The Pennsylvania Academy of the Fine Arts (PAFA) is hosting Modern Women at PAFA: From Cassatt to O’Keeffe through September 1, 2013. The exhibition, which features 40 works by pioneering female artists, is a companion installation to the exhibition The Female Gaze: Women Artists Making Their World, which is on view through April 7, 2013.
Modern Women at PAFA includes both paintings and sculptures and explores themes such as motherhood and beauty, the natural landscape, self-portraiture, women in their community, women illustrators, and modern women in motion. Artists on view include Mary Cassatt (1844-1926), Georgia O’Keeffe (1887-1986), Violet Oakley (1874-1961), and Susan Macdowell Eakins (1851-1938).

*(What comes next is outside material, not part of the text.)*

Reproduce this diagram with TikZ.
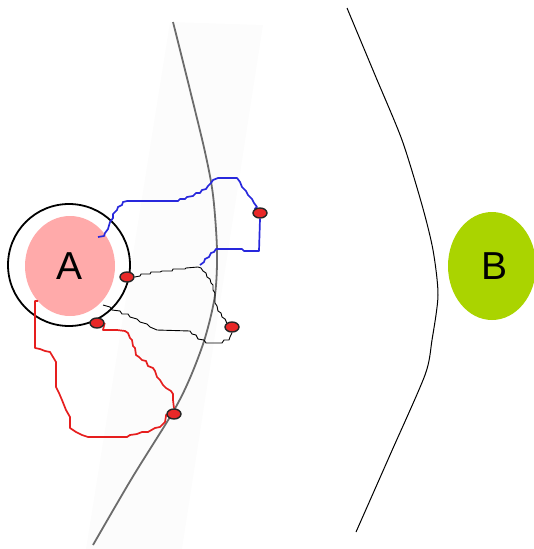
\documentclass[tikz,border=0pt]{standalone}
\usepackage{fontspec}
\setmainfont{Liberation Sans}
\usetikzlibrary{shapes.geometric}
\pgfdeclarelayer{bottom}
\pgfdeclarelayer{paths}
\pgfsetlayers{bottom,paths,main}
\definecolor{pinkA}{RGB}{255,170,170}
\definecolor{greenB}{RGB}{170,212,0}
\definecolor{dotred}{RGB}{232,40,40}
\definecolor{pathred}{RGB}{230,30,30}
\definecolor{pathblue}{RGB}{40,40,220}
\definecolor{bandgray}{RGB}{252,252,252}
\tikzset{
  dotnode/.style={ellipse, draw=black!85, line width=1.4pt, fill=dotred, minimum width=14pt, minimum height=10pt, inner sep=0pt},
  bluepath/.style={pathblue, line width=1.7pt, line join=round},
  redpath/.style={pathred, line width=1.7pt, line join=round},
  blackpath/.style={black, line width=0.9pt, line join=round},
  bigletter/.style={font=\fontsize{39}{41}\selectfont, text=black}
}
\begin{document}
\begin{tikzpicture}[x=1pt,y=-1pt]
\useasboundingbox (0,0) rectangle (534,549);
% dots
\node[dotnode] (d1) at (127,277) {};
\node[dotnode] (d2) at (97,323) {};
\node[dotnode] (d3) at (174,414) {};
\node[dotnode] (d4) at (260,213) {};
\node[dotnode] (d5) at (232,327) {};
\coordinate (b0) at (98,237);
\coordinate (b9) at (200,265);
\coordinate (k0) at (103,305);
\coordinate (r0) at (38,301);
\begin{pgfonlayer}{bottom}
% faint band
\fill[bandgray] (170,22) -- (263,25) -- (182,549) -- (86,549) -- cycle;
% grey curve
\draw[gray!85!black, line width=1.8pt] plot[smooth, tension=0.5] coordinates {(173,22) (190,90) (205,152) (213,195) (217,250) (215,295) (205,338) (190,378) (173,412) (132,478) (93,545)};
% right black curve
\draw[black, line width=1pt] plot[smooth, tension=0.45] coordinates {(347,8) (375,75) (402,140) (422,205) (433,250) (438,295) (432,340) (425,375) (390,455) (356,532)};
% A circle and ellipses
\draw[black, line width=1.8pt] (69,265) circle (61);
\node[ellipse, fill=pinkA, minimum width=90pt, minimum height=100pt, inner sep=0pt] (A) at (70,266) {};
\node[bigletter] (Alabel) at (A.center) {A};
\node[ellipse, fill=greenB, minimum width=88pt, minimum height=108pt, inner sep=0pt] (B) at (492,266) {};
\node[bigletter] (Blabel) at ([xshift=3pt]B.center) {B};
\end{pgfonlayer}
\begin{pgfonlayer}{paths}
% blue path
\draw[bluepath] (b0) -- (104,236) -- (105,233) -- (108,229) -- (110,222) -- (113,218) -- (113,214) -- (117,210) -- (118,207) -- (122,205) -- (123,202) -- (127,201) -- (178,201) -- (180,199) -- (185,199) -- (187,197) -- (193,196) -- (196,193) -- (200,193) -- (202,190) -- (206,189) -- (208,186) -- (211,183) -- (213,180) -- (218,178) -- (237,178) -- (240,182) -- (242,187) -- (246,191) -- (248,195) -- (252,199) -- (254,203) -- (257,207) -- (d4.north west);
\draw[bluepath] (d4.south) -- (259,251) -- (244,251) -- (242,249) -- (216,249) -- (214,252) -- (211,253) -- (209,257) -- (205,259) -- (204,262) -- (b9);
% black paths
\draw[blackpath] (d1.east) -- (140,276) -- (141,274) -- (150,274) -- (151,272) -- (160,272) -- (162,271) -- (172,271) -- (173,269) -- (185,269) -- (186,268) -- (198,267) -- (201,268) -- (203,271) -- (206,273) -- (207,277) -- (210,279) -- (211,283) -- (213,285) -- (213,290) -- (215,293) -- (215,303) -- (217,306) -- (218,311) -- (221,313) -- (222,317) -- (225,319) -- (226,321) -- (d5.north west);
\draw[blackpath] (k0) -- (110,307) -- (112,310) -- (120,311) -- (122,314) -- (128,314) -- (130,317) -- (137,319) -- (140,322) -- (147,324) -- (150,327) -- (157,330) -- (190,331) -- (192,334) -- (196,335) -- (198,339) -- (204,340) -- (206,343) -- (222,343) -- (224,340) -- (229,340) -- (230,337) -- (d5.south);
% red paths
\draw[redpath] (r0) -- (35,301) -- (35,348) -- (40,349) -- (45,351) -- (50,352) -- (53,357) -- (56,362) -- (56,387) -- (59,393) -- (62,400) -- (66,410) -- (70,417) -- (70,428) -- (76,432) -- (82,435) -- (88,437) -- (127,437) -- (130,435) -- (137,434) -- (142,432) -- (148,432) -- (155,428) -- (160,427) -- (165,422) -- (d3.west);
\draw[redpath] (d2.east) -- (103,330) -- (117,330) -- (125,331) -- (128,333) -- (130,338) -- (132,340) -- (133,346) -- (135,348) -- (136,355) -- (139,357) -- (142,360) -- (146,361) -- (148,366) -- (153,368) -- (155,371) -- (157,377) -- (160,380) -- (163,385) -- (166,388) -- (171,391) -- (173,394) -- (173,400) -- (d3.north);
\end{pgfonlayer}
\end{tikzpicture}
\end{document}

Mary Cassatt, Baby on Mother’s Arm (detail), ca. 1891
Oil on canvas, 25 x 19 3/4 in.
Bequest of Peter Borie, 2003.15
Featuring more than 40 works by modern artists ranging from Mary Cassatt to Georgia O’Keeffe who paved the way for future generations of professional women artists, Modern Women at PAFA presents paintings and sculptures by over 20 female artists whose works explore the following themes: motherhood and beauty; the natural landscape; self-portraiture; women in their community; women illustrators; and modern women in motion.
Georgia O’Keeffe, Coxcomb, 1931
PAFA, Partial gift and bequest of Bernice McIIhenny Wintersteen, 1977.24.2
© Georgia O’Keeffe Museum/Artists Rights Society (ARS), New York
Susan Macdowell Eakins (1851-1938), Girl in a Plaid Shawl, ca. 1880-85, Oil on canvas, 28 1/16 x 21 in., Charles Bregler’s Thomas Eakins Collection, purchased with the partial support of the Pew Memorial Trust and the Henry C. Gibson Fund, 1985.68.39.6
“Since PAFA’s first annual exhibition in 1811, when Anna Claypoole Peale, Margaretta Angelica Peale, and Sarah Miriam Peale exhibited their work, women artists have been integral to PAFA’s exhibition programs and educational mission. In this installation, we are thrilled to highlight the work of women artists from the turn of the 19th and 20th century, an era when women artists at PAFA were leading lights on the national art scene,” says Anna O. Marley, Curator of Historical American Art, and co-curator of the installation with Sarah Holloran, Manager of School and Teacher Programs.
Violet Oakley, (1874-1961), June, Oil, charcoal, and graphite on composition board, 16 3/16 x 17 1/16 in. (41.1 x 43.3 cm.), Henry D. Gilpin Fund, 1903.4
By 1844, female students were welcomed into the “antique” – sculptural cast drawing – classes, and by the late 19th and early 20th centuries, PAFA distinguished itself as a leader in arts education for women. The first “life” classes – those dedicated to drawing from live models – were organized in the early 1860s by a dedicated group of female students who modeled for each other, including Mary Cassatt. Female artists competed alongside their male peers for the annual Temple Gold Medal for the best painting at the annual exhibition, including Cecilia Beaux who was invited to join PAFA’s faculty as the professor of portraiture, where she influenced generations of students, most notably Violet Oakley.
Painting was not the only medium in which PAFA’s modern women artists excelled. Bessie Potter Vonnoh exhibited her small bronze sculptures of women and children in more than 30 PAFA Annuals. Emily Clayton Bishop was one of PAFA’s most talented sculpture students of the first decade of the 20th century, and won multiple prizes. Upon her untimely death in 1912 at the age of 28, The New York Times declared her “one of the most promising of America’s young sculptors” for her expressionistic sculptures filled with motion and the spirit of modern dance.
The early 20th century ushered in the continued success of women artists. Artists such as Elizabeth Sparhawk-Jones, Hilda Belcher, Sara Carles, and Georgia O’Keeffe met with struggle and triumph as they sought to position themselves in the art world that drastically shifted with the Armory Show in 1913.
Elizabeth Sparhawk Jones- "The Shoe Shop"
Elizabeth Sparhawk-Jones, a student of William Merritt Chase, began selling her works when she was still in her teens. In 1908, The New York Times declared Sparhawk-Jones the “find of the year.” Her early work focused on women engaged in everyday life, and she was praised for brushwork and observation of her subjects. In 1913, Sparhawk-Jones disappeared from the art world, suffering from mental illness. When the artists returned to her career two decades later, American Art Magazine declared that “a phenomenon” had returned, while critics lauded her modern style.
Nearly a century later, Modern Women at PAFA offers an opportunity to explore the history of women and American art—and a chance to ask if Beaux’s 1915 prediction about “Women in Art” has become a reality.